PS to those that sleep train I absolutely support you. Us parents just gotta do what is right for them.

Catheroooo · 16/10/2018 09:13

PS mine is just starting nursery. I woukd strongly suggest a long period of settling in sessions so baby can gradually get used to it and his carer.

Mine either doesn't nap or only goes 30-45 minutes. She's slowly growing warmer to it so I hope in time she will get there.

Babdoc · 16/10/2018 09:23

I take the view that an 8 month old is far too young to be abandoned to sleep alone in a separate room. No wonder he’s anxious, stressed and crying.
I put mine in a cot next to my bed for the first 15 months. They could hear me breathing, they could smell me, they were reassured by my presence. Both slept right through from 8 weeks with no problems.
At 15 months I transferred DD1 to her own room, in advance of DD2’s arrival the following month.
I did this gradually, letting her play with her favourite toys on her “big girl’s bed” during the day, before letting her sleep there at night. She was thrilled to have her own territory at that age, and proud of being a “big girl”.
I strongly recommend keeping your baby beside you and rebuilding the trust and confidence that has been destroyed. He needs to be fully reassured and old enough to enjoy a separate room, knowing that you will be coming back in the morning. An 8 month old has no way to know that he hasn’t been abandoned permanently. Good luck!

SazCat · 16/10/2018 11:13

I was also worried about naps when my DD started nursery at 12 months. I think as pp have said, nurseries and childminders just seem to be able to get them to sleep!

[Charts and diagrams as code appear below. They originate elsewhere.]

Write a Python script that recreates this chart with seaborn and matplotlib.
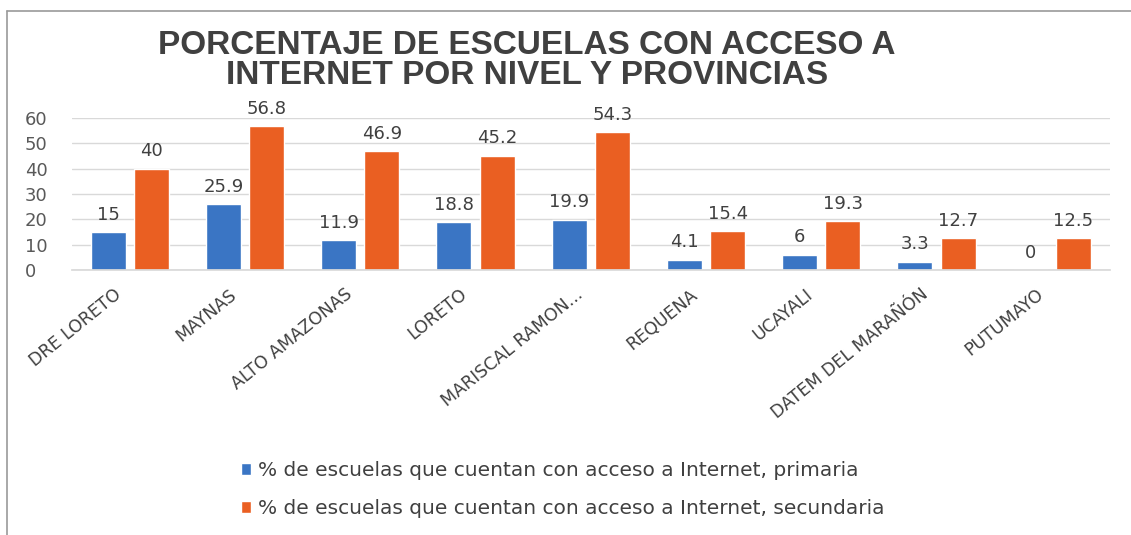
import pandas as pd
import seaborn as sns
import matplotlib.pyplot as plt
import matplotlib.transforms as mtransforms
from matplotlib.lines import Line2D

# chart data
provincias = ['DRE LORETO', 'MAYNAS', 'ALTO AMAZONAS', 'LORETO', 'MARISCAL RAMON...',
              'REQUENA', 'UCAYALI', 'DATEM DEL MARAÑÓN', 'PUTUMAYO']
primaria = [15, 25.9, 11.9, 18.8, 19.9, 4.1, 6, 3.3, 0]
secundaria = [40, 56.8, 46.9, 45.2, 54.3, 15.4, 19.3, 12.7, 12.5]
serie_prim = '% de escuelas que cuentan con acceso a Internet, primaria'
serie_sec = '% de escuelas que cuentan con acceso a Internet, secundaria'

df = pd.DataFrame({'provincia': provincias * 2,
                   'valor': primaria + secundaria,
                   'serie': [serie_prim] * len(provincias) + [serie_sec] * len(provincias)})

sns.set_theme(style='white')
plt.rcParams['font.family'] = ['DejaVu Sans']

fig = plt.figure(figsize=(11.31, 5.35), dpi=100)
ax = fig.add_axes([0.0637, 0.4953, 0.9173, 0.2841])

colores = {serie_prim: '#3A75C4', serie_sec: '#EA5F22'}
sns.barplot(data=df, x='provincia', y='valor', hue='serie', palette=colores,
            width=0.75, gap=0.19, ax=ax, legend=True, saturation=1)

for cont in ax.containers:
    ax.bar_label(cont, fmt='{:g}', padding=6, fontsize=13, color='#404040', clip_on=False)

ax.set_ylim(0, 60)
ax.set_yticks(range(0, 61, 10))
ax.set_xlim(-0.5, len(provincias) - 0.5)
ax.grid(axis='y', color='#d9d9d9', linewidth=1)
ax.set_axisbelow(True)
for s in ['top', 'right', 'left']:
    ax.spines[s].set_visible(False)
ax.spines['bottom'].set_color('#d9d9d9')
ax.set_xlabel('')
ax.set_ylabel('')
ax.tick_params(axis='y', labelsize=13, labelcolor='#595959', length=0, pad=34)
ax.tick_params(axis='x', length=0, pad=11)
shift = mtransforms.ScaledTranslation(-16 / 100, 0, fig.dpi_scale_trans)
for lbl in ax.get_xticklabels():
    lbl.set_rotation(39)
    lbl.set_ha('right')
    lbl.set_va('top')
    lbl.set_rotation_mode('anchor')
    lbl.set_fontsize(12.5)
    lbl.set_color('#404040')
    lbl.set_transform(lbl.get_transform() + shift)
for lbl in ax.get_yticklabels():
    lbl.set_horizontalalignment('left')

fig.text(0.466, 0.887, 'PORCENTAJE DE ESCUELAS CON ACCESO A\nINTERNET POR NIVEL Y PROVINCIAS',
         ha='center', va='center', fontsize=24, fontweight='bold', color='#404040',
         family='Liberation Sans', linespacing=0.95)

ax.legend(loc='upper left', bbox_to_anchor=(0.197, 0.172), bbox_transform=fig.transFigure,
          frameon=False, fontsize=14.5, labelcolor='#404040', handlelength=0.5,
          handleheight=0.5, handletextpad=0.35, labelspacing=0.95)

# chart border
fig.add_artist(Line2D([0.006, 1.0], [0.979, 0.979], color='#9a9a9a', lw=1.2))
fig.add_artist(Line2D([0.006, 0.006], [0.0, 0.979], color='#9a9a9a', lw=1.2))

fig.savefig('out.png', dpi=100)
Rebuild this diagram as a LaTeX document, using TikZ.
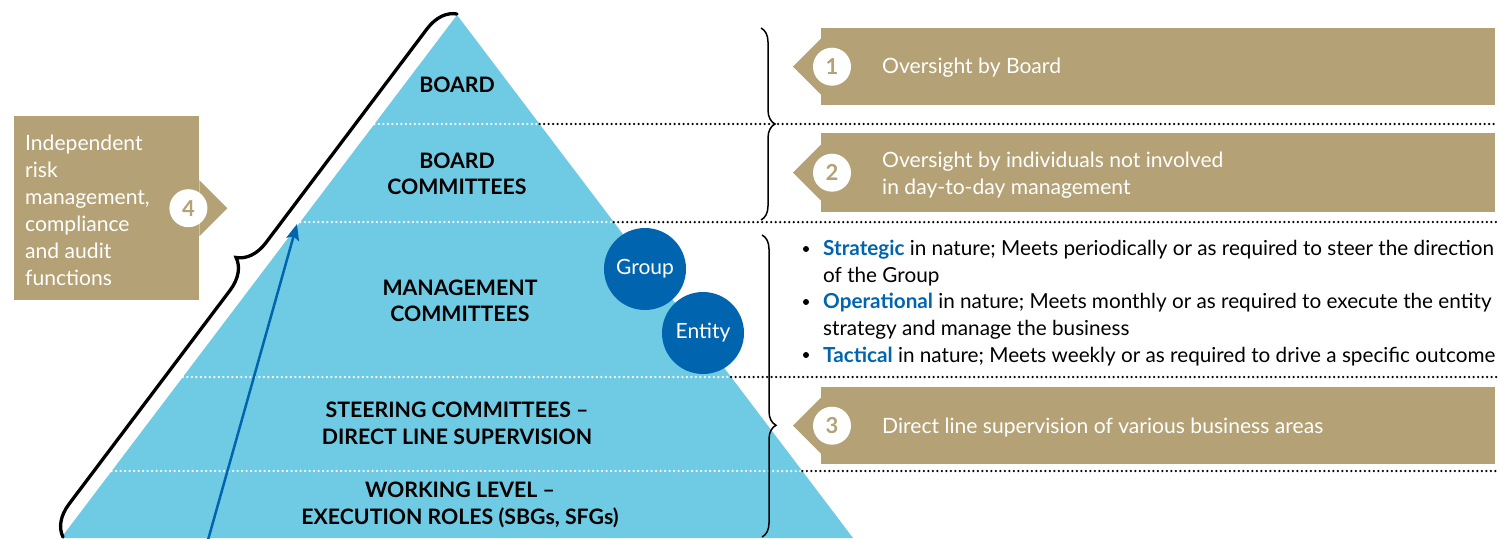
\documentclass[tikz,border=0pt]{standalone}
\usepackage{fontspec}
\setmainfont{Lato}
\usetikzlibrary{decorations.pathreplacing,calc,arrows.meta}
\definecolor{tan}{HTML}{B4A276}
\definecolor{pyr}{HTML}{6FCBE3}
\definecolor{dblue}{HTML}{0065AE}
\begin{document}
\begin{tikzpicture}[x=1pt,y=-1pt,
  lvl/.style={font=\fontsize{21.3}{26.5}\selectfont\bfseries, align=center, inner sep=0pt},
  rtext/.style={font=\fontsize{21.1}{27}\selectfont, text=white, align=left, inner sep=0pt, anchor=west},
  btext/.style={font=\fontsize{20.7}{26.8}\selectfont, text=black, align=left, inner sep=0pt, anchor=west},
  wdots/.style={white, line width=2.5pt, dash pattern=on 0pt off 4.5pt, line cap=round},
  bdots/.style={black, line width=2.5pt, dash pattern=on 0pt off 4.5pt, line cap=round},
  tanbox/.style={fill=tan, draw=none, inner sep=0pt, anchor=north west},
  numc/.style={circle, fill=white, inner sep=0pt, minimum size=38pt, text=tan, font=\fontsize{22}{24}\selectfont\bfseries},
  bluec/.style={circle, fill=dblue, inner sep=0pt, minimum size=82pt, text=white, font=\fontsize{21}{24}\selectfont},
  bul/.style={circle, fill=black, inner sep=0pt, minimum size=6pt},
  rbrace/.style={decorate, decoration={brace, amplitude=14pt}, line width=1.5pt, black}
]
\useasboundingbox (0,0) rectangle (1501,538);
% pyramid
\coordinate (apex) at (457,15);
\coordinate (bl) at (61,538);
\coordinate (br) at (853,538);
\fill[pyr] (apex) -- (br) -- (bl) -- cycle;
\foreach \t/\y [count=\i] in {0.2084/124, 0.3958/222, 0.6922/377, 0.8719/471} {
  \coordinate (l\i) at ($(apex)!\t!(bl)$);
  \coordinate (r\i) at ($(apex)!\t!(br)$);
  \coordinate (e\i) at (1497,\y);
  \draw[wdots] (l\i) -- (r\i);
  \draw[bdots] (r\i) -- (e\i);
}
% level labels
\node[lvl] (board) at (457,85) {BOARD};
\node[lvl] (bcomm) at (457,174) {BOARD\\COMMITTEES};
\node[lvl] (mcomm) at (460,301) {MANAGEMENT\\COMMITTEES};
\node[lvl] (steer) at (457,423.5) {STEERING COMMITTEES --\\DIRECT LINE SUPERVISION};
\node[lvl] (work) at (460,505) {WORKING LEVEL --\\EXECUTION ROLES (SBGs, SFGs)};
% group / entity
\node[bluec] (group) at (645,269) {Group};
\node[bluec] (entity) at (703,333) {Entity};
% blue arrow
\coordinate (arrS) at (208,540);
\coordinate (arrE) at (297,224);
\draw[dblue, line width=2.5pt, -{Stealth[length=16pt,width=13pt,inset=3pt]}] (arrS) -- (arrE);
% left brace
\coordinate (lbS) at (63,537);
\coordinate (lbE) at (457,14);
\draw[decorate, decoration={brace, amplitude=30pt}, line width=3.3pt, black, line cap=round] (lbS) -- (lbE);
% right braces
\coordinate (raS) at (761,28);
\coordinate (raE) at (761,220);
\draw[rbrace] (raS) -- (raE);
\coordinate (rbS) at (762,235);
\coordinate (rbE) at (762,537);
\draw[rbrace, decoration={brace, amplitude=14pt, aspect=0.63}] (rbS) -- (rbE);
% box 1
\node[tanbox, minimum width=674pt, minimum height=77pt] (B1) at (821,28) {};
\fill[tan] ($(B1.west)+(0,-28)$) -- ($(B1.west)+(-28,0)$) -- ($(B1.west)+(0,28)$) -- cycle;
\node[numc] (n1) at ($(B1.west)+(11,0)$) {1};
\node[rtext] (t1) at (882,68) {Oversight by Board};
% box 2
\node[tanbox, minimum width=674pt, minimum height=79pt] (B2) at (821,133) {};
\fill[tan] ($(B2.west)+(0,-28)$) -- ($(B2.west)+(-28,0)$) -- ($(B2.west)+(0,28)$) -- cycle;
\node[numc] (n2) at ($(B2.west)+(11,0)$) {2};
\node[rtext] (t2) at (882,175) {Oversight by individuals not involved\\in day-to-day management};
% box 3
\node[tanbox, minimum width=674pt, minimum height=77pt] (B3) at (821,387) {};
\fill[tan] ($(B3.west)+(0,-28)$) -- ($(B3.west)+(-28,0)$) -- ($(B3.west)+(0,28)$) -- cycle;
\node[numc] (n3) at ($(B3.west)+(11,0)$) {3};
\node[rtext] (t3) at (882,428) {Direct line supervision of various business areas};
% box 4
\node[tanbox, minimum width=185pt, minimum height=184pt] (B4) at (14,116) {};
\fill[tan] ($(B4.east)+(0,-28)$) -- ($(B4.east)+(28,0)$) -- ($(B4.east)+(0,28)$) -- cycle;
\node[numc] (n4) at ($(B4.east)+(-11,0)$) {4};
\node[rtext] (t4) at (25,210) {Independent\\risk\\management,\\compliance\\and audit\\functions};
% bullets
\node[bul] (d1) at (806,249) {};
\node[bul] (d2) at (806,302) {};
\node[bul] (d3) at (806,355) {};
\node[btext] (s1) at (823,263) {{\color{dblue}\bfseries Strategic} in nature; Meets periodically or as required to steer the direction\\of the Group};
\node[btext] (s2) at (823,316.5) {{\color{dblue}\bfseries Operational} in nature; Meets monthly or as required to execute the entity\\strategy and manage the business};
\node[btext] (s3) at (823,357) {{\color{dblue}\bfseries Tactical} in nature; Meets weekly or as required to drive a specific outcome};
\end{tikzpicture}
\end{document}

I was amazed that they managed to get her to nap without bf or driving/rocking her. She only had one per day though whereas she always had 2 with me, and sometimes only 30-40 mins.

But she seemed fine with this (apart from being a little overtired and grumpy on the way home during the first month - I guess she was still settling in). Now she has progressed to a 1-1.5 hour nap. So I think they do adapt well, better than we expect!